Physical characteristics
- Mouth: Pechora
- • coordinates: 65°26′36″N 52°05′45″E﻿ / ﻿65.44333°N 52.09583°E
- Length: 374 km (232 mi)
- Basin size: 21,500 square kilometres (8,300 mi^{2})
- • average: 228 cubic metres per second (8,100 cu ft/s)

Basin features
- Progression: Pechora→ Barents Sea

= Tsilma =

The Tsilma (Цильма) is a river in Leshukonsky District of Arkhangelsk Oblast and Ust-Tsilemsky District of the Komi Republic in Russia. It is a left and one of the main tributaries of the Pechora. It is 374 km long, and the area of its basin 21500 km2. The main tributaries are the Mutnaya (right), the Kosma (left), the Rudyanka (left), the Nonbur (right), the Myla (right), the Tobysh (left), and the Usa (right).

The river basin of the Tsilma includes the north-western part of Ust-Tsilemsky District (about a half of the district's area), south-western part of the Nenets Autonomous Okrug, as well as areas in the east of Leshukonsky and Mezensky Districts of Arkhangelsk Oblast.
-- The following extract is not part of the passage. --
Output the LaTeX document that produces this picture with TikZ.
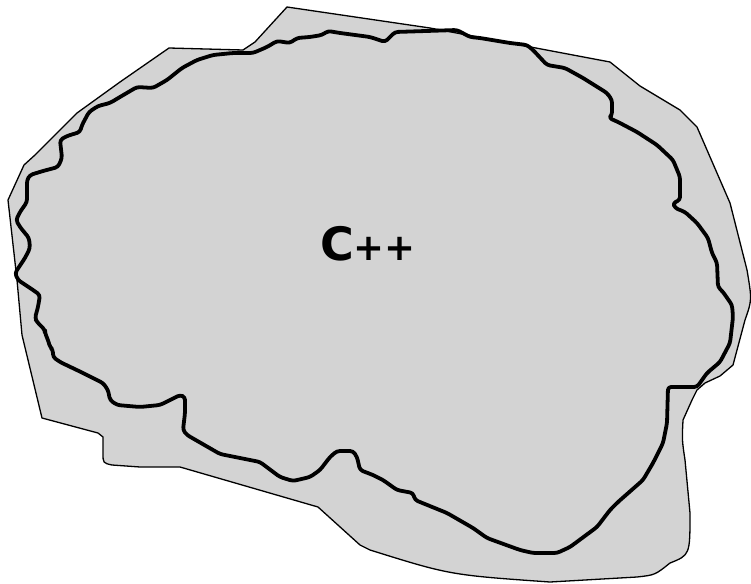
\documentclass[tikz,border=0pt]{standalone}
\usepackage{fontspec}
\setmainfont{DejaVu Sans}
\begin{document}
\begin{tikzpicture}[x=1pt,y=-1pt,
  outer/.style={draw=black,fill={rgb,255:red,211;green,211;blue,211},line width=1.3pt,line join=round},
  inner/.style={draw=black,line width=3.8pt,line join=round,line cap=round,rounded corners=3pt},
  lbl/.style={font=\bfseries\fontsize{46}{52}\selectfont,inner sep=0pt}]
\useasboundingbox (0,0) rectangle (751,583);
\draw[outer] (8,200) -- (24,165) -- (35,155) -- (77,113) -- (120,82) -- (169,48) -- (243,50) -- (255,42) -- (287,7)
  -- (430,28) -- (610,62) -- (640,86) -- (680,110) -- (697,127) -- (730,203) -- (747,270)
  .. controls (752,300) .. (745,320) -- (733,365) -- (720,376) -- (705,383) -- (697,390) -- (692,400) -- (683,420)
  .. controls (682,440) .. (685,460) -- (690,513) .. controls (690,555) .. (670,563)
  .. controls (655,575) .. (637,577) -- (550,582) .. controls (450,575) .. (370,550) -- (360,545) -- (318,507)
  -- (180,467) -- (140,467) -- (112,465) .. controls (103,463) .. (103,453) -- (103,437) -- (98,433)
  -- (42,418) -- (22,335) -- (17,280) -- cycle;
\draw[inner] (15,273) -- (25,258) -- (30,248) -- (29,238) -- (20,227) -- (16,220) -- (20,212) -- (27,202)
  -- (27,192) -- (27,180) -- (30,175) -- (43,171) -- (58,167) -- (62,158) -- (60,140) -- (67,136) -- (80,132)
  -- (82,125) -- (89,112) -- (98,106) -- (110,103) -- (120,97) -- (137,87) -- (153,88) -- (167,80) -- (182,68)
  -- (197,60) -- (213,55) -- (233,53) -- (253,53) -- (267,47) -- (277,41) -- (290,43) -- (297,38) -- (310,37)
  -- (322,35) -- (328,31) -- (340,33) -- (370,37) -- (385,42) -- (395,32) -- (457,30) -- (470,37) -- (480,38)
  -- (510,43) -- (527,45) -- (533,50) -- (547,65) -- (565,68) -- (583,78) -- (607,93) -- (612,100) -- (612,115)
  -- (609,118) -- (618,122) -- (637,132) -- (657,145) -- (673,160) -- (680,177) -- (680,200) -- (673,203)
  -- (675,208) -- (685,212) -- (697,223) -- (708,238) -- (712,253) -- (717,263) -- (718,287) -- (723,292)
  -- (732,305) -- (733,317) -- (730,343) -- (720,362) -- (707,373) -- (697,387) -- (668,387) -- (667,423)
  -- (663,443) -- (653,463) -- (643,480) -- (618,502) -- (610,510) -- (597,527) -- (570,547) -- (557,553)
  -- (533,553) -- (520,550) -- (487,538) -- (473,528) -- (447,513) -- (415,500) -- (413,493) -- (397,490)
  -- (383,480) -- (373,475) -- (360,470) -- (357,457) -- (353,451) -- (337,451) -- (330,457) -- (320,470)
  -- (310,477) -- (293,481) -- (280,477) -- (260,462) -- (240,458) -- (220,454) -- (187,435) -- (183,430)
  -- (185,413) -- (185,397) -- (180,395) -- (170,400) -- (160,405) -- (140,407) -- (117,405) -- (110,400)
  -- (108,390) -- (103,383) -- (83,373) -- (60,362) -- (53,357) -- (53,350) -- (50,347) -- (48,340) -- (45,333)
  -- (45,330) -- (37,322) -- (35,318) -- (38,307) -- (40,295) -- (33,290) -- (18,280) -- cycle;
\node[lbl] (label) at (368,244) {C{\fontsize{37}{42}\selectfont ++}};
\end{tikzpicture}
\end{document}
The source of the Tsilma is in the east of Leshukonsky District. The river flows north, enters the Komi Republic, and downstream from the confluence with the Mutnaya turns east. The mouth of the Tsilma is opposite to the selo of Ust-Tsilma, the administrative center of Ust-Tsilemsky District.

The lower course of the Tsilma is populated. There is an unpaved road along the banks of the river downstream from the village of Filippovo. There is also a winter road (zimnik) upstream the Tsilma valley, which runs to the valley of the Sula and further to the Mezen.

The Tsilma is navigable at the 59 km stretch of the lower course, downstream from the village of Trusovo.

The Tsilma was a part of the old trading route used by the Novgorod merchants to get from the basin of the Northern Dvina into the river basin of the Pechora. The merchants were going upstream the Pukshenga, then moved to the Pokshenga and went downstream to the Pinega. From the Pinega, they used the Yozhuga, the Zyryanskaya Vashka and the Vashka to get to the Mezen, and subsequently the Pyoza and the Tsilma to get to the Pechora.